In this exercise, the entries below include pictures. Repeat exactly the lines from the line with "Generate a Python" to the line with "plt.rcParams['font.family'] = ['Lato', 'DejaVu", including both, but without the pictures.

■ RECORDS PROVIDED ■
****
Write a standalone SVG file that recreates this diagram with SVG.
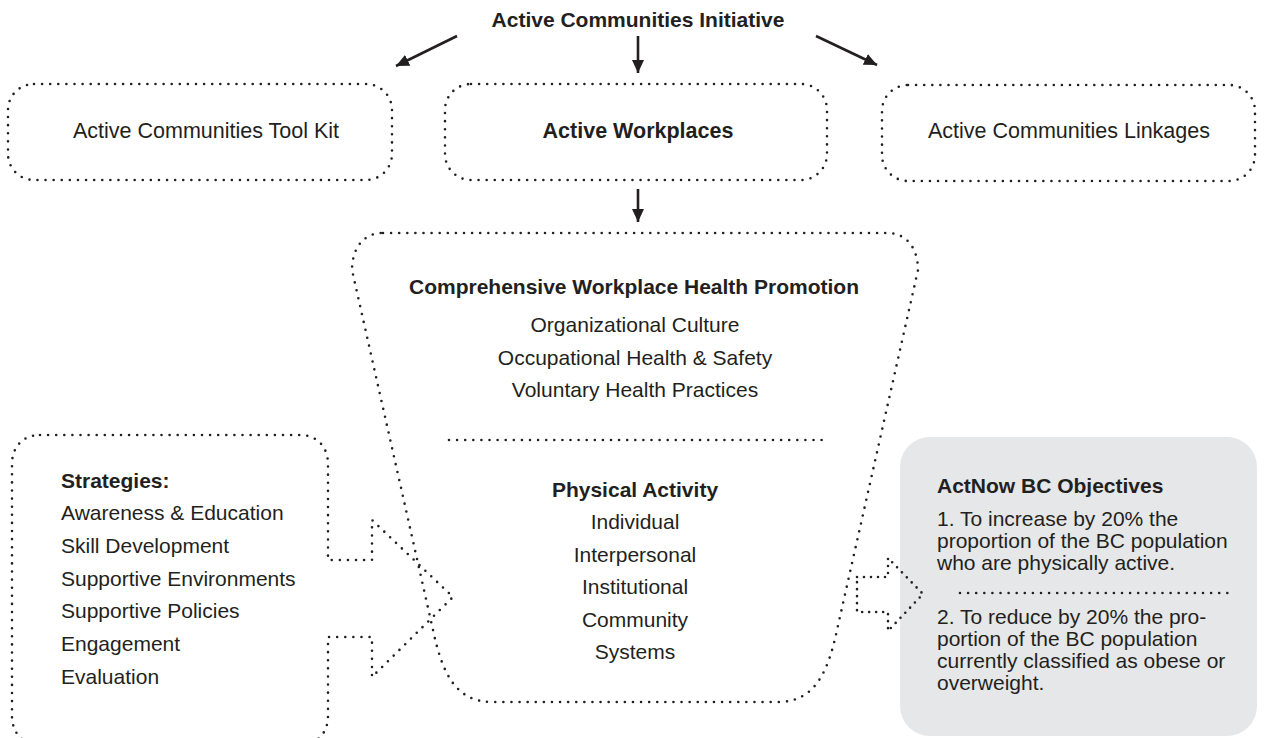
****
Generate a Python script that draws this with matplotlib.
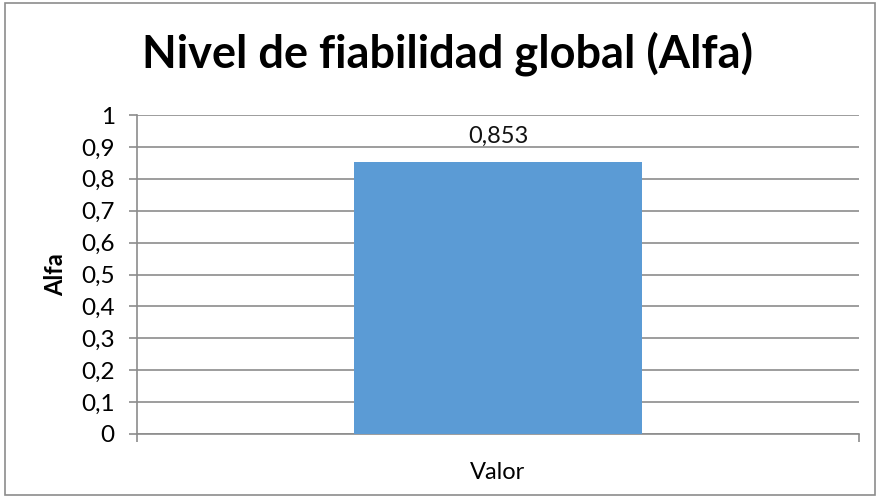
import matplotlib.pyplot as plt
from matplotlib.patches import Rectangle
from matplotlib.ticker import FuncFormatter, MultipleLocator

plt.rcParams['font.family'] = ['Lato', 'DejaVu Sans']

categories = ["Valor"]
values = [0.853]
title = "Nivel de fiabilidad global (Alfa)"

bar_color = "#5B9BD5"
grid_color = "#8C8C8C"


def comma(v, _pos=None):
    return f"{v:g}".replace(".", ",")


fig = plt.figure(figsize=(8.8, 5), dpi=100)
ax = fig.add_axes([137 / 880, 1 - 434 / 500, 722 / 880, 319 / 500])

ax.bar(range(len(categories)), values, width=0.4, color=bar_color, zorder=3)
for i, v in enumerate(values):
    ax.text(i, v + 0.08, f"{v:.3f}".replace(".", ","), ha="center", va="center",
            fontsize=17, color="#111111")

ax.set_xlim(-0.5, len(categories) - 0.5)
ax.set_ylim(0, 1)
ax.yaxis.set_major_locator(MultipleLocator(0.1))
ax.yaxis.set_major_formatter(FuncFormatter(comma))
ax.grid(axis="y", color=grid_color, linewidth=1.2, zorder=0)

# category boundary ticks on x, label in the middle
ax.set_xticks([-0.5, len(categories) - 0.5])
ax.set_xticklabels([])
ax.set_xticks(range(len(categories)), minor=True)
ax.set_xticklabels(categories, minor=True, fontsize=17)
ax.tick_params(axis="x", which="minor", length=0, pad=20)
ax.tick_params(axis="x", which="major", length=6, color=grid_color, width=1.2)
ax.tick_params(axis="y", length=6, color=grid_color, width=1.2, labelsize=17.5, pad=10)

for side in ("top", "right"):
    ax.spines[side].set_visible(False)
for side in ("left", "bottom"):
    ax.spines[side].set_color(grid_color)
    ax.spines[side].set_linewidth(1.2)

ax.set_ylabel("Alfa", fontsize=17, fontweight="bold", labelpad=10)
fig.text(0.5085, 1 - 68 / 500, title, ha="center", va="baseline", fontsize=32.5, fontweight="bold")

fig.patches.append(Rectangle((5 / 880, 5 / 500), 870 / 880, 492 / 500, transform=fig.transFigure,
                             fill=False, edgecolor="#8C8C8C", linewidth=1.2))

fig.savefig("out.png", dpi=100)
****
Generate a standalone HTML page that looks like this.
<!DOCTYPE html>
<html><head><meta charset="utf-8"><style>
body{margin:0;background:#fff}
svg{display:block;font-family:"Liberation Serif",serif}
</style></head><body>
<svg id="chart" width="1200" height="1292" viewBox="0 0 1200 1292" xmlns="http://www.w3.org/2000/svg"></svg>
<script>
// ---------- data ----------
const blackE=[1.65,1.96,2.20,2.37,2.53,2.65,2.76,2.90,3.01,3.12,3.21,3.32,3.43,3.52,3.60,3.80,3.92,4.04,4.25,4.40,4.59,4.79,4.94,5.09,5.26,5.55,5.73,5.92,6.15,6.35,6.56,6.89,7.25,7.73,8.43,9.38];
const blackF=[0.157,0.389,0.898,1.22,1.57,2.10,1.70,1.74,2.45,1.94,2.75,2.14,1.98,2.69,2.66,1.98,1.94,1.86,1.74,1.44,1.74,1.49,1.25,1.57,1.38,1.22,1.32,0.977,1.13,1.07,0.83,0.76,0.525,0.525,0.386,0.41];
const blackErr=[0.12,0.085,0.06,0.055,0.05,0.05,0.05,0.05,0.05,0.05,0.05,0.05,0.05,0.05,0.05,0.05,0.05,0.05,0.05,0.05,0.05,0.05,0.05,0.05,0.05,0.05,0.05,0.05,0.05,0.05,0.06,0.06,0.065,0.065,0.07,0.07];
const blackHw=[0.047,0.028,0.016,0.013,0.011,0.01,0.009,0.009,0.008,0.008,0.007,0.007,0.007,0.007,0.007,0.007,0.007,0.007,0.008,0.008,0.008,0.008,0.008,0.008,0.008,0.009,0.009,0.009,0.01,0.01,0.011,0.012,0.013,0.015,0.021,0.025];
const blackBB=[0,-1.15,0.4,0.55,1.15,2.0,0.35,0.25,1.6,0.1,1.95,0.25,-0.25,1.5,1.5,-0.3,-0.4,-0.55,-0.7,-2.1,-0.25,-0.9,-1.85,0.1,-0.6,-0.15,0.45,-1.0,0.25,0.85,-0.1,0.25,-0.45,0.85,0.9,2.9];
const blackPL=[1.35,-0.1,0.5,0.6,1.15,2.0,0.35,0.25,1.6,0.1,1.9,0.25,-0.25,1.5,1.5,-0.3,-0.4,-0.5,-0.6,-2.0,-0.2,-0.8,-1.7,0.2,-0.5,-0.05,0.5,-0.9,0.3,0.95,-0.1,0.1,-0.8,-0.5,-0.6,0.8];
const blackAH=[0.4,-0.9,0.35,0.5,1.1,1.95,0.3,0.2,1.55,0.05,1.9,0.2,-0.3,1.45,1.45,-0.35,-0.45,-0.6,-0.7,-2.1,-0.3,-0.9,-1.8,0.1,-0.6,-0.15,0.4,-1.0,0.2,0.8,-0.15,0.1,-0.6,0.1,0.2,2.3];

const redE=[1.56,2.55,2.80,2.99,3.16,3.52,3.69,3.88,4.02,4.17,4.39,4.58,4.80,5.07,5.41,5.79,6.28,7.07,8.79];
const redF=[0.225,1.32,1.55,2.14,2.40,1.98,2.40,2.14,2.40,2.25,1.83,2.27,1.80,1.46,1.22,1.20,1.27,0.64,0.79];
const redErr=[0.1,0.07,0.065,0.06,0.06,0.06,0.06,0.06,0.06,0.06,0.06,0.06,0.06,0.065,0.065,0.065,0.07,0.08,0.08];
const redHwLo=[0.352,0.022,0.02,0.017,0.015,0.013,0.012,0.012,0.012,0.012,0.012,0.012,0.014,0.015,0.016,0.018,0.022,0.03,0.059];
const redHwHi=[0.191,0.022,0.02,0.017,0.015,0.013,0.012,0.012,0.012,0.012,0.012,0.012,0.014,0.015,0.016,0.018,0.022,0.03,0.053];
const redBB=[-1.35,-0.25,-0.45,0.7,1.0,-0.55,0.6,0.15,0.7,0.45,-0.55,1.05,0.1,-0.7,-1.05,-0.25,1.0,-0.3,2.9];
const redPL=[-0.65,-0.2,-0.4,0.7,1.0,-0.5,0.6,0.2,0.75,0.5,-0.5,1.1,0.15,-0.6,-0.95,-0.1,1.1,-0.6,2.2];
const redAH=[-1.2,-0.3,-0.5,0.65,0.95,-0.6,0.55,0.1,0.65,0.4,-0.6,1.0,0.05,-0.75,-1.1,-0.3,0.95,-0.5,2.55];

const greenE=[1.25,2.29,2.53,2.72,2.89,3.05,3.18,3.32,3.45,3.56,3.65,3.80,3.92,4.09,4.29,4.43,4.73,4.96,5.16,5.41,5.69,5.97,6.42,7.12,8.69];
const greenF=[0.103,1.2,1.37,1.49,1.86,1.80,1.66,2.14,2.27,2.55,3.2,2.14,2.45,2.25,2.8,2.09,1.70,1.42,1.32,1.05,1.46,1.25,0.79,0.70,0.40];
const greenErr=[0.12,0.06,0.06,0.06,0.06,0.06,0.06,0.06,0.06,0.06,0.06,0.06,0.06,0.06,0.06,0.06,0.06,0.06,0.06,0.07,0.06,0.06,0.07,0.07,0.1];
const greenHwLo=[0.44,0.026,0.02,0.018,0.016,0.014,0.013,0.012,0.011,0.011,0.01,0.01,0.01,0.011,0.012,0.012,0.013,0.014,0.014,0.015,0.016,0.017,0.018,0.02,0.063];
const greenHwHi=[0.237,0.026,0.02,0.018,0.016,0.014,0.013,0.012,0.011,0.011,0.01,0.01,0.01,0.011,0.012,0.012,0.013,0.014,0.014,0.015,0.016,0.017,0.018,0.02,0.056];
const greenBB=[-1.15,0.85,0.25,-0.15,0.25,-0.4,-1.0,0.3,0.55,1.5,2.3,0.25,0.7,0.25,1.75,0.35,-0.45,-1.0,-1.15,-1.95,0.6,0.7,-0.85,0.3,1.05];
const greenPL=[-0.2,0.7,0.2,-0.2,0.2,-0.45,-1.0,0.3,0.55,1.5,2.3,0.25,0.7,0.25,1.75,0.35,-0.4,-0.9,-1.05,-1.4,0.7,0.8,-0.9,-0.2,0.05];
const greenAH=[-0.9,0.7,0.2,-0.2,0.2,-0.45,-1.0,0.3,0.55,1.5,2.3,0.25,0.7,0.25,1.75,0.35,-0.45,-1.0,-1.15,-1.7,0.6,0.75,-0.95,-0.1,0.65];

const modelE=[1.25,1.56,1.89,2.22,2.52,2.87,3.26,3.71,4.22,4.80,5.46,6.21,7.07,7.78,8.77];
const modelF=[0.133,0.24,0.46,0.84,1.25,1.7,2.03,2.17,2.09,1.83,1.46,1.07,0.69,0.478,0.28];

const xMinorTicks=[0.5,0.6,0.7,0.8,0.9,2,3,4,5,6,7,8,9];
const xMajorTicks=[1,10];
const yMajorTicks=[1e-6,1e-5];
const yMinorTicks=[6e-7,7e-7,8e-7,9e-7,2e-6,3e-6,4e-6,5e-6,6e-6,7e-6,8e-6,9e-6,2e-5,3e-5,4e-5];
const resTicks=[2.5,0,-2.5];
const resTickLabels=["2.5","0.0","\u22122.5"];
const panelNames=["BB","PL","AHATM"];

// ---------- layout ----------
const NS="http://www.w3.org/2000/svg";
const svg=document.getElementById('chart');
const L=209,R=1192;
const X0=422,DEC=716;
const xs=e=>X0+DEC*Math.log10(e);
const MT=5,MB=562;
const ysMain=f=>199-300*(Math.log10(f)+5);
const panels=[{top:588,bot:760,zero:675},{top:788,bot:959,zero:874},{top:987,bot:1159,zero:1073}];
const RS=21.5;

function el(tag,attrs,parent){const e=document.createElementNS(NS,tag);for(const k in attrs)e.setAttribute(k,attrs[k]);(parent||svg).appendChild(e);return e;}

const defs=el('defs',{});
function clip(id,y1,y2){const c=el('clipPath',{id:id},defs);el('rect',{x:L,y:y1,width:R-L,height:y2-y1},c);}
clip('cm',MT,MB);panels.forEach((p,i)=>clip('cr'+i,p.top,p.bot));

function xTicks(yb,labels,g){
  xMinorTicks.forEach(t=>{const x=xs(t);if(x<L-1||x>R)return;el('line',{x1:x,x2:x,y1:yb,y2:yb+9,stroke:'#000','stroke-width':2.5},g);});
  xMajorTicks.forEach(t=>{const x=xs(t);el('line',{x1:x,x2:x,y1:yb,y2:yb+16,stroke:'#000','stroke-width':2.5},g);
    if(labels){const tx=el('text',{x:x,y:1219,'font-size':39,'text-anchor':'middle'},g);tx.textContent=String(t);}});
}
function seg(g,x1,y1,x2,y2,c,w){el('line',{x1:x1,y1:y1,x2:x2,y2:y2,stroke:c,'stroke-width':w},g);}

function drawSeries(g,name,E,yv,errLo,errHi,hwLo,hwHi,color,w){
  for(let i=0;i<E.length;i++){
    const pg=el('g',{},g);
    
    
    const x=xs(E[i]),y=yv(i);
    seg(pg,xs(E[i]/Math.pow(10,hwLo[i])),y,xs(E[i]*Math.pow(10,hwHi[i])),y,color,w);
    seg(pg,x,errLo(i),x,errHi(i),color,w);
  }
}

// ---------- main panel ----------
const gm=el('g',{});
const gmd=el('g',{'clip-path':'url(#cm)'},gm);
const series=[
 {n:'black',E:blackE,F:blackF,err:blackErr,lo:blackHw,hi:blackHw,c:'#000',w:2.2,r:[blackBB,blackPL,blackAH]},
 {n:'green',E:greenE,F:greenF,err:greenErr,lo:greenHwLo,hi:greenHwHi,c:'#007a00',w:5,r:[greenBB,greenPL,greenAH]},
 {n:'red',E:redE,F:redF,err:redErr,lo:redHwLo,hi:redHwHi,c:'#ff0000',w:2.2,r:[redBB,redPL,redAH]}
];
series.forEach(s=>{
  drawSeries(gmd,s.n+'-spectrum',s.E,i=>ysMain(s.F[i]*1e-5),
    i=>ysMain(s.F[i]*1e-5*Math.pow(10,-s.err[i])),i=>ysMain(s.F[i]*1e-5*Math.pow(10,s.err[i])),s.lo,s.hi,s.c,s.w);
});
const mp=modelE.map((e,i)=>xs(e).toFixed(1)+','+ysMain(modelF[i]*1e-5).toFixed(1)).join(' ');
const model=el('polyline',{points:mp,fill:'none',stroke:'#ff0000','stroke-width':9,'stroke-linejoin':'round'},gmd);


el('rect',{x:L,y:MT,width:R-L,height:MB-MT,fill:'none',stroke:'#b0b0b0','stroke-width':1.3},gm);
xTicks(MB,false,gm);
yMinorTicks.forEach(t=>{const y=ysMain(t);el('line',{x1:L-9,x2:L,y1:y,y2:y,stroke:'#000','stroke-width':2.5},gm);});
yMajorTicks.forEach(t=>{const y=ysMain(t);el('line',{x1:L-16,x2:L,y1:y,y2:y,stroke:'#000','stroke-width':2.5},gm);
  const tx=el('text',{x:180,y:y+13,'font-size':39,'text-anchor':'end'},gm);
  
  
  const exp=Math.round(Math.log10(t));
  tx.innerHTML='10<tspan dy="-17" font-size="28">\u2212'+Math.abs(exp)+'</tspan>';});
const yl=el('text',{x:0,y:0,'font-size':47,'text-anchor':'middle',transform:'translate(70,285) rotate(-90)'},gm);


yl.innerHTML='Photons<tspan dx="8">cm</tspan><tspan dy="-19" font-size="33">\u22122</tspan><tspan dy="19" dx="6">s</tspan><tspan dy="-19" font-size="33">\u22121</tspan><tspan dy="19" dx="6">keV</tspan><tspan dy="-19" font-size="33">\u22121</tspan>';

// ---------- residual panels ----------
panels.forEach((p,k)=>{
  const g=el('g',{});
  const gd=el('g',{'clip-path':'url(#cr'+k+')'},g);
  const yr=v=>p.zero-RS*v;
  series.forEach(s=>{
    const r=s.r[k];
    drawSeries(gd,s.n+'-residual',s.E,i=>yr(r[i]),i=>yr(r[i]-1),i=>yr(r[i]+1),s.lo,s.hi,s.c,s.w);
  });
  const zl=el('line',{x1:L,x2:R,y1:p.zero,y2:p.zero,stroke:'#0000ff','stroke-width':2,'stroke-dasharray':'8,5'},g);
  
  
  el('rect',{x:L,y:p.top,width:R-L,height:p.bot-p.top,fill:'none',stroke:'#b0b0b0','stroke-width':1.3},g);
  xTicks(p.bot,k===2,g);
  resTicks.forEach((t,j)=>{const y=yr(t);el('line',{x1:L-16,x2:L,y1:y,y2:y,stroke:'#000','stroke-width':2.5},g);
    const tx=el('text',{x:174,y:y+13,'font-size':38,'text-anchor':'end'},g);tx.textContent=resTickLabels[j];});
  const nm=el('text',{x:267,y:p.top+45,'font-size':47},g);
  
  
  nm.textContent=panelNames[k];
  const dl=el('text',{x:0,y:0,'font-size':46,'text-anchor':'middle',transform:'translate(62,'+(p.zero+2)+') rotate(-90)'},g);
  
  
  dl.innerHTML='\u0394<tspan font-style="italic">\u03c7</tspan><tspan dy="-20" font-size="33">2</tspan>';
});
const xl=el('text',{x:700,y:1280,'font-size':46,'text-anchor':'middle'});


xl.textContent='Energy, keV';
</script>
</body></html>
****
■ FINAL ANSWER ■
Generate a Python script that draws this with matplotlib.
import matplotlib.pyplot as plt
from matplotlib.patches import Rectangle
from matplotlib.ticker import FuncFormatter, MultipleLocator

plt.rcParams['font.family'] = ['Lato', 'DejaVu Sans']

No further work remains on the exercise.